Intervention de Jean-Pierre Sueur

Réunion du 19 janvier 2011 à 21h30
Orientation et programmation pour la performance de la sécurité intérieure — Article 24 bis

Photo de Jean-Pierre SueurJean-Pierre Sueur :

Revoici la question du couvre-feu, qui oppose le Sénat et l’Assemblée nationale. M. le rapporteur, en maintenant la position qu’il avait adoptée lors de la première lecture, tente de sauver cette disposition en écartant les mesures prévues par l’Assemblée nationale, qui sont manifestement inconstitutionnelles.

Pour notre part, nous persistons à penser que le couvre-feu n’est pas un dispositif pertinent.

Le II de l’article 24 bis prévoit une mesure individuelle de couvre-feu, que l’on essaie de faire passer pour une sanction éducative. Ce caractère éducatif nous paraît d’autant moins évident que le droit en vigueur, notamment les articles 375 à 375-8 du code civil, permet d’ores et déjà d’agir en cas de carence des parents, ou bien si la santé, la sécurité ou la moralité d’un mineur non émancipé sont en danger, ou encore sur le fondement de l’ordonnance de 1945. L’autorité judiciaire a donc déjà la possibilité de prononcer des mesures d’assistance éducative.

Quant au couvre-feu collectif, qui peut actuellement être décidé par un maire et qui pourrait donc l’être demain par le préfet, il consiste à interdire aux mineurs de moins de treize ans d’aller et venir dans une ville, un quartier ou un secteur géographique donnés entre certaines heures sans être accompagnés d’un de leurs parents.

J’ai le privilège – si je puis dire ! – d’habiter une ville où cette mesure est régulièrement mise en œuvre depuis sept ou huit ans, en particulier pendant les mois d’été : je constate qu’elle n’a aucun effet concret.

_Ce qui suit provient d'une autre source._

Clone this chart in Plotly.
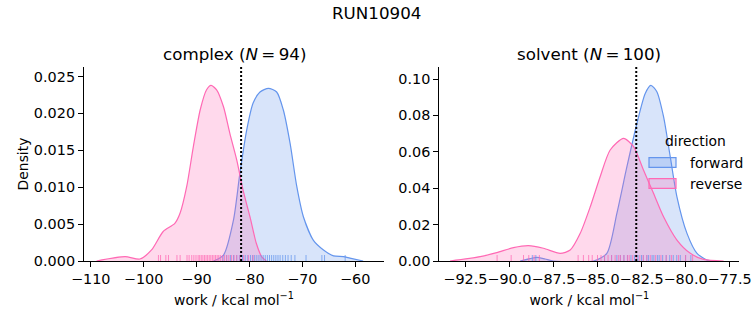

Au début, elle a frappé l’opinion. Les journalistes sont venus nombreux afin d’observer sa mise en œuvre, et sont repartis le lendemain après avoir constaté qu’il n’y avait pas de mineurs dans les rues. Les promoteurs du dispositif ont estimé que cela prouvait le succès de celui-ci…

En réalité, de deux choses l’une : soit il ne se passe rien de notable, et alors pourquoi instaurer un couvre-feu ? soit un enfant 5, 9 ou 10 ans se retrouve seul dans la rue la nuit, et alors le droit existant fait un devoir à tout élu, policier ou gendarme – et même au-delà à tout adulte, en vertu de l’obligation d’assistance à personne en danger – qui serait informé de ce fait ou le constaterait d’intervenir. Ainsi, lorsque j’étais maire, il est parfois arrivé que l’on me signale un jeune mineur abandonné à lui-même dans la rue, la nuit : je l’ai alors fait prendre en charge avant de le confier aux services chargés de la protection de l’enfance et de la jeunesse.

L’instauration d’un couvre-feu n’apportera rien de plus et ne servira donc qu’à frapper l’opinion ! De plus, il est irréaliste d’imaginer que la police ou la gendarmerie, dont les effectifs sont déjà insuffisants et sont appelés à diminuer encore, pourront contrôler le respect du couvre-feu par les mineurs. Il s’agit donc typiquement d’une mesure d’affichage dépourvue de portée concrète. C’est pourquoi nous proposons de nouveau la suppression de cet article.